“How’s your Spanish?” Alan Rickman’s Jamie asks Juliet Stevenson’s Nina in Truly, Madly, Deeply. What follows is one of the most poignant scenes ever captured on film, in which Rickman recites a section of the Pablo Neruda poem, “La Muerta.”
When I first saw the movie in 1990, I was alone in the theater (it was a weekday matinée and I was playing hooky from somewhere). It was a good thing I was on my own, though, since I wept so openly and so unashamedly throughout the entire movie that I am sure I would have alarmed anyone sitting nearby. Since then, I have seen the film many times, and each time I have cried until my eyes were nearly swollen shut.
It is the finest film I know about grieving, and, while the screenplay is superb, it is the acting that sets it apart. Stevenson’s work is sublime, but here I wish to say something about Alan Rickman, who died yesterday at 69 of cancer. An extraordinarily gifted actor, he had the capacity to find in himself, and share, a very deep humanity.
In his role as Jamie, he plays a ghost who returns to his beloved so he can somehow lessen her outsized grief. It is no easy task to persuade an audience that you have come back from the dead to comfort your stricken lover, but Rickman manages to infuse his character with such deep feeling that I could not help but believe absolutely that he was as real, as vulnerable, and as flawed as I was.

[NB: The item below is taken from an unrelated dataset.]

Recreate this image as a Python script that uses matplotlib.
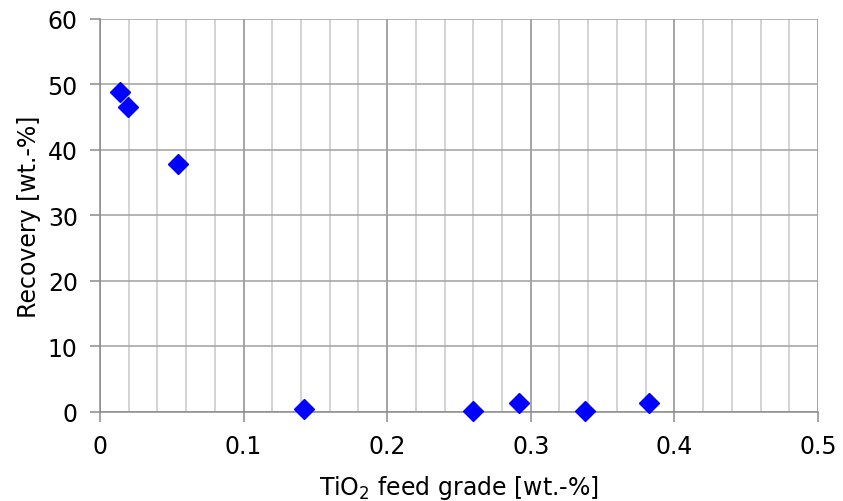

If only he could return to us one more time with a few words of comfort while we mourn his very great loss.
(For a Spanish/English version of Neruda’s “La Muerta,” click here.)
Leslie, such a moving, beautiful tribute to Alan Rickman. I am going to search for the movie on Netflix. Thank you for your heartfelt words. Darlene
Thank you, Darlene. Let me know what you think of the movie.
I have always loved Alan Rickman mainly because of Truly, Madly, Deeply. That film is one of my all time best ever films. You have spoken eloquently about the film and I am glad that someone else loved him as I did. Thank you.